Parenting During an Illness

I always tell my children that it’s my number one job to keep them safe and healthy. SomeReneblog2_v2 days this proves to be more challenging than others. For example, back in March, in less than 48 hours my typically happy, busy, and talkative little boy was no longer walking, talking, or responding to our questions and had undergone stressful medical procedures including a CT scan, spinal taps, EEG, MRI, multiple blood draws and IVs, and more.  Having your child in the hospital or become very ill results in additional stress for you, your child, and their siblings. Parenting under these conditions requires a higher level of patience, composure, and advocacy than many of us display on a daily basis. In my professional role, I often consult with families and providers on strategies to minimize stress for children during routine or stressful medical visits and procedures. Suddenly, my husband and I had to implement these strategies parenting our own child.

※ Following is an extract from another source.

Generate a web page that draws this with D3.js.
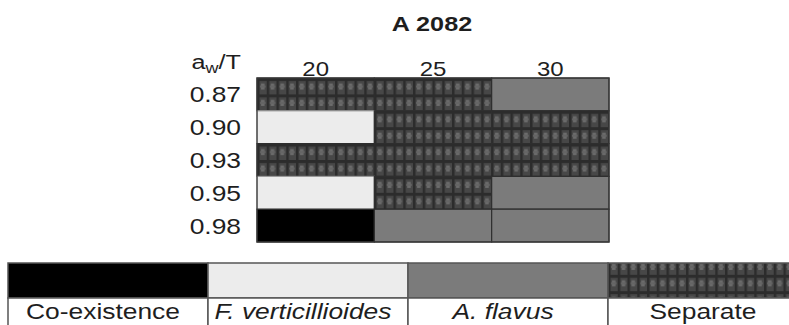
<!DOCTYPE html>
<html>
<head>
<meta charset="utf-8">
<script src="https://cdn.jsdelivr.net/npm/d3@7"></script>
<style>
  body { margin: 0; background: #fff; }
  svg { display: block; font-family: "Liberation Sans", Arial, sans-serif; }
</style>
</head>
<body>
<div id="chart"></div>
<script>
const title = "A 2082";
const temps = ["20", "25", "30"];
const aw = ["0.87", "0.90", "0.93", "0.95", "0.98"];
// outcome per row (aw), per column (temperature)
const outcomes = [
  ["Separate", "Separate", "A. flavus"],
  ["F. verticillioides", "Separate", "Separate"],
  ["Separate", "Separate", "Separate"],
  ["F. verticillioides", "Separate", "A. flavus"],
  ["Co-existence", "A. flavus", "A. flavus"]
];
const legendItems = ["Co-existence", "F. verticillioides", "A. flavus", "Separate"];
const italicItems = ["F. verticillioides", "A. flavus"];

const svgWidth = 789;
const svgHeight = 325;
const sx = 1.2; // the source picture is stretched horizontally

const svg = d3.select("#chart")
  .append("svg")
  .attr("width", svgWidth)
  .attr("height", svgHeight);

// crosshatch-like pattern for "Separate"
const defs = svg.append("defs");
const pat = defs.append("pattern")
  .attr("id", "sep")
  .attr("patternUnits", "userSpaceOnUse")
  .attr("x", 257).attr("y", 78)
  .attr("width", 9.75).attr("height", 16.4);
pat.append("rect").attr("width", 9.75).attr("height", 16.4).attr("fill", "#474747");
pat.append("rect").attr("width", 2.5).attr("height", 16.4).attr("fill", "#2c2c2c");
pat.append("rect").attr("width", 9.75).attr("height", 3).attr("fill", "#2c2c2c");
pat.append("rect").attr("x", 4).attr("y", 5.5).attr("width", 3.5).attr("height", 6).attr("fill", "#6c6c6c");
pat.append("rect").attr("x", 3).attr("y", 7.5).attr("width", 5.5).attr("height", 2).attr("fill", "#646464");

const fill = d3.scaleOrdinal()
  .domain(legendItems)
  .range(["#000000", "#ececec", "#7b7b7b", "url(#sep)"]);

const x = d3.scaleBand().domain(temps).range([257, 609]);
const y = d3.scaleBand().domain(aw).range([78, 242]);

function stretchedText(g, tx, ty, txt, size, anchor) {
  return g.append("text")
    .attr("transform", `translate(${tx},${ty}) scale(${sx},1)`)
    .attr("text-anchor", anchor)
    .attr("font-size", size)
    .attr("fill", "#1e1e1e")
    .text(txt);
}

// title
stretchedText(svg, 432, 31, title, 21, "middle").attr("font-weight", "bold");

// cells
const cells = [];
outcomes.forEach((row, i) => row.forEach((o, j) => cells.push({ aw: aw[i], t: temps[j], o })));

svg.append("g")
  .selectAll("rect")
  .data(cells)
  .join("rect")
  .attr("x", d => x(d.t))
  .attr("y", d => y(d.aw))
  .attr("width", x.bandwidth())
  .attr("height", y.bandwidth())
  .attr("fill", d => fill(d.o))
  .attr("stroke", d => d.o === "F. verticillioides" ? "#9a9a9a" : "#2e2e2e")
  .attr("stroke-width", 1.2);

svg.append("rect")
  .attr("x", 257).attr("y", 78)
  .attr("width", 352).attr("height", 164)
  .attr("fill", "none")
  .attr("stroke", "#3a3a3a")
  .attr("stroke-width", 1.2);

// column labels
temps.forEach(t => stretchedText(svg, x(t) + x.bandwidth() / 2, 76, t, 20, "middle"));

// row labels
aw.forEach(a => stretchedText(svg, 241, y(a) + y.bandwidth() / 2 + 8, a, 22, "end"));

// a_w/T header
const hdr = svg.append("text")
  .attr("transform", `translate(241,69) scale(${sx},1)`)
  .attr("text-anchor", "end")
  .attr("font-size", 21)
  .attr("fill", "#1e1e1e");
hdr.append("tspan").text("a");
hdr.append("tspan").attr("font-size", 15).attr("dy", 4).text("w");
hdr.append("tspan").attr("dy", -4).text("/T");

// legend
const lx = d3.scaleBand().domain(legendItems).range([8, 808]);
const lg = svg.append("g");
lg.selectAll(".sw")
  .data(legendItems)
  .join("rect")
  .attr("x", d => lx(d))
  .attr("y", 263)
  .attr("width", lx.bandwidth())
  .attr("height", 35)
  .attr("fill", d => fill(d))
  .attr("stroke", "#555")
  .attr("stroke-width", 1.5);
lg.selectAll(".cell")
  .data(legendItems)
  .join("rect")
  .attr("x", d => lx(d))
  .attr("y", 298)
  .attr("width", lx.bandwidth())
  .attr("height", 40)
  .attr("fill", "#fff")
  .attr("stroke", "#555")
  .attr("stroke-width", 1.5);
legendItems.forEach(d => {
  stretchedText(lg, lx(d) + lx.bandwidth() / 2 - 5, 319, d, 22, "middle")
    .attr("font-style", italicItems.includes(d) ? "italic" : "normal");
});
</script>
</body>
</html>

When my then almost 4-year old little boy was hospitalized after a week or so of low energy and sleepiness that quickly turned into unresponsiveness, I found it very difficult to remember, let alone implement the positive parenting strategies I’ve practiced on so many occasions.

I had several moments throughout the hospital stay when I felt helpless but also moments when I was empowered and able to implement some positive strategies that lessened the stress for our son. We are blessed that our little boy is healthy and recovering and that so many wonderful doctors, nurses, family, friends, and co-workers contributed to ensuring he received the best care possible. Although the hospital stay is over, additional tests and procedures and memories of previous experiences will mean more stressful situations for our little boy and will shape our parenting practices today and in the future.

I learned a lot during this scary experience.  Parenting is challenging and rewarding and takes practice and preparation.  It is important  to parent with patience, composure, and advocacy during stressful medical visits, hospitalizations, or procedures. Be patient with your child, other family members, and with the professionals working with your child. Keep your composure. Staying calm allows you to think more clearly and communicate more effectively so that your child’s needs are met. Advocate! You are your child’s voice. This means you keep his or her best interest in mind and communicate your child’s needs to those around you.

Empower your child: Let him make choices as much as he is able. Be creative in how you can get him involved in making decisions throughout his day and in his medical procedures. Although our son could not talk at some points, we allowed him to make as many choices as possible by giving him 2-3 options and having him point to what he wanted. This allowed him to decide what he wanted to eat or drink, what toys to play with or books to read, positioning for medical procedures, band aid colors, and order to take his medications.

Prepare your child for what to expect: I always emphasize the importance of talking TO the child rather than ABOUT the child as much as possible. This means making sure you are at child’s level (eye to eye), and using child friendly words and faces. Talk to your child and ask medical providers to do the same. Show and tell your child what to expect. Use short, simple phrases and repeat it several times. We practiced (pretended) some procedures a few times before doing the real ones. Ask the providers if they have any pictures or videos that help children know what to expect (e.g., video of MRI procedures, pictures of doctors and nurses in surgical scrubs).

 

Identify available resources: Find out what is available to help decrease your child’s stress. Look for someone not involved in your child’s medical care that can help you advocate for your child (e.g., child life specialist, social worker, psychologist). Our child life specialist worked with the nurses and doctors to include distraction techniques during painful procedures, brought games and toys to help our son feel comfortable in the hospital environment, and advocated for our son when we could not be present during some tests. Ask what resources or strategies other families used in the past. For example, we asked for a picture menu so that our son could make choices when ordering meals (he loves to eat!).

Most of all, show your child and other family members you love them! I am blessed to parent with a wonderful husband whose support and love made parenting under these circumstances easier!